━━━━━ Data
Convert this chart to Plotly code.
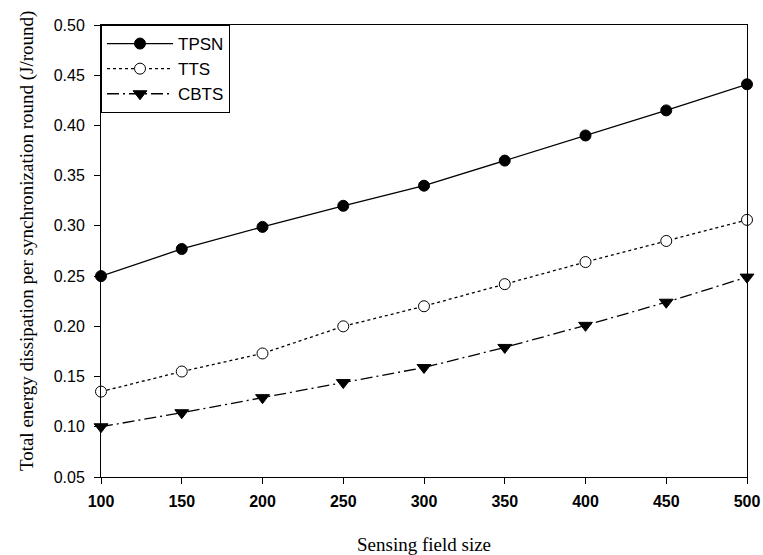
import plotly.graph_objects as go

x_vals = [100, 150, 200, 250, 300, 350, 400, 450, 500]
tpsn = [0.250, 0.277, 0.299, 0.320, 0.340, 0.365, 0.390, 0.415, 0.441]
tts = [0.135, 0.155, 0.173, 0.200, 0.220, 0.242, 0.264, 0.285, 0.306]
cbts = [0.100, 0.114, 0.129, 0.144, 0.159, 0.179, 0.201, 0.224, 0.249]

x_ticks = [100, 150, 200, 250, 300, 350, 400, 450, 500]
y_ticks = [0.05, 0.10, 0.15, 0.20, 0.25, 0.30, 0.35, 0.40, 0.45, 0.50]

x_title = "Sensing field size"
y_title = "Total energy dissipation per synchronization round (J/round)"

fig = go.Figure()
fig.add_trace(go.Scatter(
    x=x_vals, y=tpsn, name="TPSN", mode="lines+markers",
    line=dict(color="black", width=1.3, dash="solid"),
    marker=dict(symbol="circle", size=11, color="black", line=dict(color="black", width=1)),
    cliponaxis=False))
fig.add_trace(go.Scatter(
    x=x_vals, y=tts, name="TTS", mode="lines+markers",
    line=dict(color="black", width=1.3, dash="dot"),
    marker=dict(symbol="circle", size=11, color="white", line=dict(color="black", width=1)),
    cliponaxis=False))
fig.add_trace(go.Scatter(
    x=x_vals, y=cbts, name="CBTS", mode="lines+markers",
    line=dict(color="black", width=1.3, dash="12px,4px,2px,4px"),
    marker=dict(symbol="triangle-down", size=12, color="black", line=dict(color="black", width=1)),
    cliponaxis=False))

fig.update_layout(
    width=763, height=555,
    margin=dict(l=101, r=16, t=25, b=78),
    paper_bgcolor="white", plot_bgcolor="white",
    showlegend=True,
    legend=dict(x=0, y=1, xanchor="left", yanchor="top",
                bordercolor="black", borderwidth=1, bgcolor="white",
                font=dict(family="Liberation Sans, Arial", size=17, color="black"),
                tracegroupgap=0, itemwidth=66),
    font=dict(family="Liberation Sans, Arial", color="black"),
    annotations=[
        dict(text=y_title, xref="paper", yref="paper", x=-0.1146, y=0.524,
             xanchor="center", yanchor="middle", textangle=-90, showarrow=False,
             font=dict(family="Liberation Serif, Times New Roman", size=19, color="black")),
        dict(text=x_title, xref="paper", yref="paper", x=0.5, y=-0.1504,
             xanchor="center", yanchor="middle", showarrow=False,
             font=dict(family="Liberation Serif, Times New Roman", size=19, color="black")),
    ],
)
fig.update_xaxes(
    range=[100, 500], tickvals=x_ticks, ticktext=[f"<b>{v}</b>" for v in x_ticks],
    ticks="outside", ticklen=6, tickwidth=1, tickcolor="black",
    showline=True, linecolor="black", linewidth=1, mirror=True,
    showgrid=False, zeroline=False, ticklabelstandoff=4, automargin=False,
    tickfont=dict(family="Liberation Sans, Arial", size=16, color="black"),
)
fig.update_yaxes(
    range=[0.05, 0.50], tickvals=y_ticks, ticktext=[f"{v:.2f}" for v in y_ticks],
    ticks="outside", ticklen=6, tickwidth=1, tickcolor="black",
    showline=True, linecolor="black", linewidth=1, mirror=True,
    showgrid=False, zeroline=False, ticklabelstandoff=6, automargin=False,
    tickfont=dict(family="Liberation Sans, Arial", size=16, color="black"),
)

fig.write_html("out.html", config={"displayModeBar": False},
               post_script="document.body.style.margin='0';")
━━━━━━━━━━
**Task to carry out**
All of the data needs repeating exactly, but the pictures do not.

**Answer to this exercise**
Convert this chart to Plotly code.
import plotly.graph_objects as go

x_vals = [100, 150, 200, 250, 300, 350, 400, 450, 500]
tpsn = [0.250, 0.277, 0.299, 0.320, 0.340, 0.365, 0.390, 0.415, 0.441]
tts = [0.135, 0.155, 0.173, 0.200, 0.220, 0.242, 0.264, 0.285, 0.306]
cbts = [0.100, 0.114, 0.129, 0.144, 0.159, 0.179, 0.201, 0.224, 0.249]

x_ticks = [100, 150, 200, 250, 300, 350, 400, 450, 500]
y_ticks = [0.05, 0.10, 0.15, 0.20, 0.25, 0.30, 0.35, 0.40, 0.45, 0.50]

x_title = "Sensing field size"
y_title = "Total energy dissipation per synchronization round (J/round)"

fig = go.Figure()
fig.add_trace(go.Scatter(
    x=x_vals, y=tpsn, name="TPSN", mode="lines+markers",
    line=dict(color="black", width=1.3, dash="solid"),
    marker=dict(symbol="circle", size=11, color="black", line=dict(color="black", width=1)),
    cliponaxis=False))
fig.add_trace(go.Scatter(
    x=x_vals, y=tts, name="TTS", mode="lines+markers",
    line=dict(color="black", width=1.3, dash="dot"),
    marker=dict(symbol="circle", size=11, color="white", line=dict(color="black", width=1)),
    cliponaxis=False))
fig.add_trace(go.Scatter(
    x=x_vals, y=cbts, name="CBTS", mode="lines+markers",
    line=dict(color="black", width=1.3, dash="12px,4px,2px,4px"),
    marker=dict(symbol="triangle-down", size=12, color="black", line=dict(color="black", width=1)),
    cliponaxis=False))

fig.update_layout(
    width=763, height=555,
    margin=dict(l=101, r=16, t=25, b=78),
    paper_bgcolor="white", plot_bgcolor="white",
    showlegend=True,
    legend=dict(x=0, y=1, xanchor="left", yanchor="top",
                bordercolor="black", borderwidth=1, bgcolor="white",
                font=dict(family="Liberation Sans, Arial", size=17, color="black"),
                tracegroupgap=0, itemwidth=66),
    font=dict(family="Liberation Sans, Arial", color="black"),
    annotations=[
        dict(text=y_title, xref="paper", yref="paper", x=-0.1146, y=0.524,
             xanchor="center", yanchor="middle", textangle=-90, showarrow=False,
             font=dict(family="Liberation Serif, Times New Roman", size=19, color="black")),
        dict(text=x_title, xref="paper", yref="paper", x=0.5, y=-0.1504,
             xanchor="center", yanchor="middle", showarrow=False,
             font=dict(family="Liberation Serif, Times New Roman", size=19, color="black")),
    ],
)
fig.update_xaxes(
    range=[100, 500], tickvals=x_ticks, ticktext=[f"<b>{v}</b>" for v in x_ticks],
    ticks="outside", ticklen=6, tickwidth=1, tickcolor="black",
    showline=True, linecolor="black", linewidth=1, mirror=True,
    showgrid=False, zeroline=False, ticklabelstandoff=4, automargin=False,
    tickfont=dict(family="Liberation Sans, Arial", size=16, color="black"),
)
fig.update_yaxes(
    range=[0.05, 0.50], tickvals=y_ticks, ticktext=[f"{v:.2f}" for v in y_ticks],
    ticks="outside", ticklen=6, tickwidth=1, tickcolor="black",
    showline=True, linecolor="black", linewidth=1, mirror=True,
    showgrid=False, zeroline=False, ticklabelstandoff=6, automargin=False,
    tickfont=dict(family="Liberation Sans, Arial", size=16, color="black"),
)

fig.write_html("out.html", config={"displayModeBar": False},
               post_script="document.body.style.margin='0';")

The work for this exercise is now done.